◆ REQUEST:
Give back only the lines from the one that contains "Write a web" through the one that contains "const starPath = 'path://M0,-10", word for word and without images.

◆ GIVEN DATA:
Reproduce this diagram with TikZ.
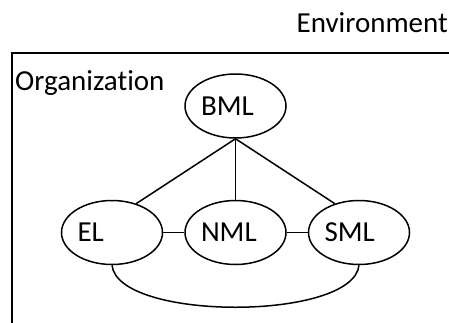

---

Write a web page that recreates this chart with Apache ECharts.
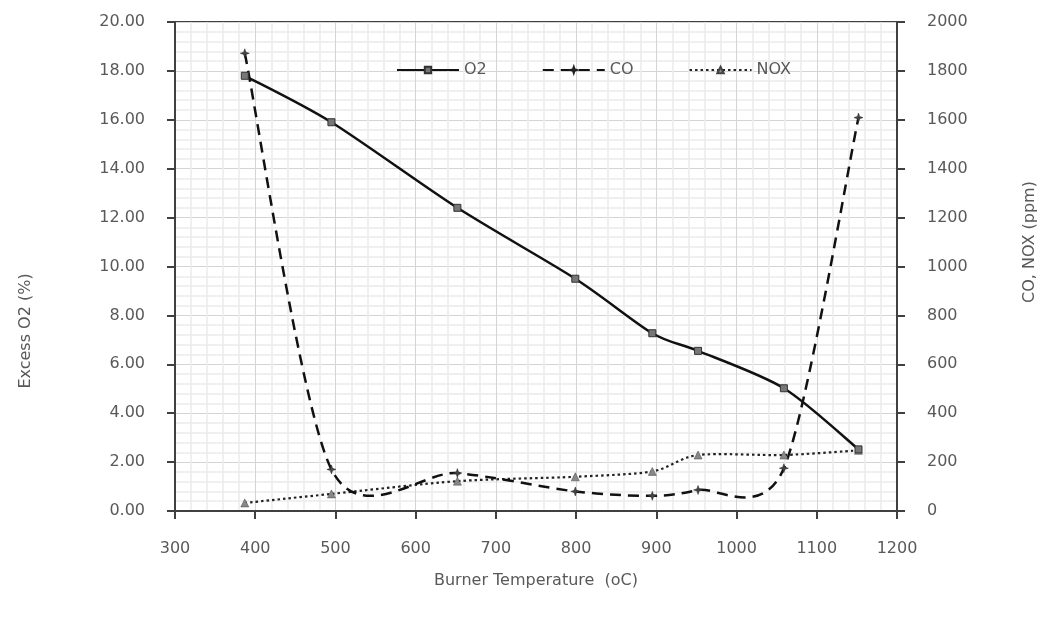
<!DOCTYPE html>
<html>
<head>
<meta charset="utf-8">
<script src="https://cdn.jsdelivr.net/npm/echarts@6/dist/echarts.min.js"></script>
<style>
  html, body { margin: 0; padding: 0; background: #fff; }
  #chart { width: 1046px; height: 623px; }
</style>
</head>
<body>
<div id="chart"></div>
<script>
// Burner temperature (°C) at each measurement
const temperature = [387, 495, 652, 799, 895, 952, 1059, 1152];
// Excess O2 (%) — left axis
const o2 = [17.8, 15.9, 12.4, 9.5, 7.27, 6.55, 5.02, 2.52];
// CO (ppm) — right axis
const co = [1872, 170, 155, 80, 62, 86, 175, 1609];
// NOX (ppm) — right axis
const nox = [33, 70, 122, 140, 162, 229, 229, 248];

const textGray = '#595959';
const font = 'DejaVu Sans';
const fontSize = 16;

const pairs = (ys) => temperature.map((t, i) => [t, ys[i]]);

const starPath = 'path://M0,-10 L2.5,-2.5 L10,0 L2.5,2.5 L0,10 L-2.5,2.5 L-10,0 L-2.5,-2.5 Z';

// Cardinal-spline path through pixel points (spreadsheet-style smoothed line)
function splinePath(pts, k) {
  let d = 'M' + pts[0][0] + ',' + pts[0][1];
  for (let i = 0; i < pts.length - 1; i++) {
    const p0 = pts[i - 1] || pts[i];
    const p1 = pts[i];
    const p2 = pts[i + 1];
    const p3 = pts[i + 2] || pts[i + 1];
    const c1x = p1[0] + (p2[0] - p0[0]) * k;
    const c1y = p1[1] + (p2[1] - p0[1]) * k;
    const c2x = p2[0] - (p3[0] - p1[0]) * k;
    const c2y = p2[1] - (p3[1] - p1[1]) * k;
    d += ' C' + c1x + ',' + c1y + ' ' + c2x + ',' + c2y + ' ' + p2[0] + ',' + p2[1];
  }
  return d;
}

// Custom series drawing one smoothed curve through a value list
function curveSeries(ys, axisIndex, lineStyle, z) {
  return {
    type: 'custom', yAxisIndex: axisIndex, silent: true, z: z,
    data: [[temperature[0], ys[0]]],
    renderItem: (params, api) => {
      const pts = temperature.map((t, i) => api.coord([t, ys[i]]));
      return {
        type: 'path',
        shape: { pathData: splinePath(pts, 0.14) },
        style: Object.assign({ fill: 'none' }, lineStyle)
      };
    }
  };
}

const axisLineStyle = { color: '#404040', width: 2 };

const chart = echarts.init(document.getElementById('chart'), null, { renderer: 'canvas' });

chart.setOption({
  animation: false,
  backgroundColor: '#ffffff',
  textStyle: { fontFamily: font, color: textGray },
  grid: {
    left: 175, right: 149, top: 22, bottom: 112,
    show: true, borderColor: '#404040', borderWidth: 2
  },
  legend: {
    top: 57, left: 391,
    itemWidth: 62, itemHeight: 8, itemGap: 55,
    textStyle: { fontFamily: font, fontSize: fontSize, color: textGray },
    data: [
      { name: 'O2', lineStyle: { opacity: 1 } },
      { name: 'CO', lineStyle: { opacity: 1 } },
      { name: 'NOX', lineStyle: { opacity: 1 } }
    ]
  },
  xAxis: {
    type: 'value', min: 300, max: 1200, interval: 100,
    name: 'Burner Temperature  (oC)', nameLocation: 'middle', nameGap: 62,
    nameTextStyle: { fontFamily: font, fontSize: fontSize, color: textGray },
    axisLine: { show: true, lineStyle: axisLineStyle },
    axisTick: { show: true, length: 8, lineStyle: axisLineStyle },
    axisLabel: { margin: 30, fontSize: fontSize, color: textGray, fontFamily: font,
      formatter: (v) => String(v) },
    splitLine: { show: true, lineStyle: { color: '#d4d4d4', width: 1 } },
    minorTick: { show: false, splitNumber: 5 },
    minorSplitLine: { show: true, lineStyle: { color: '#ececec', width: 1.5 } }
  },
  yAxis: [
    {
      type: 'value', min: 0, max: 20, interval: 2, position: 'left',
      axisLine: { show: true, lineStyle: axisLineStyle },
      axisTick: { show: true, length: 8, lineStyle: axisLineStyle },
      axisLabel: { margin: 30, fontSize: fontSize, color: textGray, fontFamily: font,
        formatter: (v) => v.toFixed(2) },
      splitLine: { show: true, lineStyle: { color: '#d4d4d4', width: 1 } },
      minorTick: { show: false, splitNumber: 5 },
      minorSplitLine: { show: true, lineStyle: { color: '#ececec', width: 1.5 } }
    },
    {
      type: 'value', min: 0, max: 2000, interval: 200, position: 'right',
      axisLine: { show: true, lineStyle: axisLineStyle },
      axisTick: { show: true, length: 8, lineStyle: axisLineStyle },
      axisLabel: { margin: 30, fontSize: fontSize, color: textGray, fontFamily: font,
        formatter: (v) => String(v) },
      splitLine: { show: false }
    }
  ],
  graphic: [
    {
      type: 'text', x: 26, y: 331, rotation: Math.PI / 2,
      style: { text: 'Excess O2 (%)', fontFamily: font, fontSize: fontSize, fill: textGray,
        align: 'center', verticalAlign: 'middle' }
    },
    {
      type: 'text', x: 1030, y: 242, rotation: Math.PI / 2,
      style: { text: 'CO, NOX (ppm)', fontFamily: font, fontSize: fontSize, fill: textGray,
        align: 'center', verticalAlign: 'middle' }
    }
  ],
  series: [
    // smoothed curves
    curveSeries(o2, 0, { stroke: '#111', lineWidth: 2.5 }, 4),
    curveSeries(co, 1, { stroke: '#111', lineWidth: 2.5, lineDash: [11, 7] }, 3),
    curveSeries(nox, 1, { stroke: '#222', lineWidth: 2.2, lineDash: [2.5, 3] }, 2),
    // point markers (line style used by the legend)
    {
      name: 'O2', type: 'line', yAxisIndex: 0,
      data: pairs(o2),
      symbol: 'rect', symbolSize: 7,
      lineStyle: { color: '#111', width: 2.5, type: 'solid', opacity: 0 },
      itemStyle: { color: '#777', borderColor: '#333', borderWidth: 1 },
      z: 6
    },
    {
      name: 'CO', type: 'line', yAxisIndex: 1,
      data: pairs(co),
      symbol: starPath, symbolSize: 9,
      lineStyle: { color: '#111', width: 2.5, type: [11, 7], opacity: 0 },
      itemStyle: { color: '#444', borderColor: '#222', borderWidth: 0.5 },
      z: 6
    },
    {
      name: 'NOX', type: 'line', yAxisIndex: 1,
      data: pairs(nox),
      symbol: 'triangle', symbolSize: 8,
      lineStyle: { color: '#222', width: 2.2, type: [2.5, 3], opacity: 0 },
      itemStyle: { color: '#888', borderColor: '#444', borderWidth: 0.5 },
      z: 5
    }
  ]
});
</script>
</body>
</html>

◆ ANSWER TO THE PROBLEM:
Write a web page that recreates this chart with Apache ECharts.
<!DOCTYPE html>
<html>
<head>
<meta charset="utf-8">
<script src="https://cdn.jsdelivr.net/npm/echarts@6/dist/echarts.min.js"></script>
<style>
  html, body { margin: 0; padding: 0; background: #fff; }
  #chart { width: 1046px; height: 623px; }
</style>
</head>
<body>
<div id="chart"></div>
<script>
// Burner temperature (°C) at each measurement
const temperature = [387, 495, 652, 799, 895, 952, 1059, 1152];
// Excess O2 (%) — left axis
const o2 = [17.8, 15.9, 12.4, 9.5, 7.27, 6.55, 5.02, 2.52];
// CO (ppm) — right axis
const co = [1872, 170, 155, 80, 62, 86, 175, 1609];
// NOX (ppm) — right axis
const nox = [33, 70, 122, 140, 162, 229, 229, 248];

const textGray = '#595959';
const font = 'DejaVu Sans';
const fontSize = 16;

const pairs = (ys) => temperature.map((t, i) => [t, ys[i]]);

const starPath = 'path://M0,-10 L2.5,-2.5 L10,0 L2.5,2.5 L0,10 L-2.5,2.5 L-10,0 L-2.5,-2.5 Z';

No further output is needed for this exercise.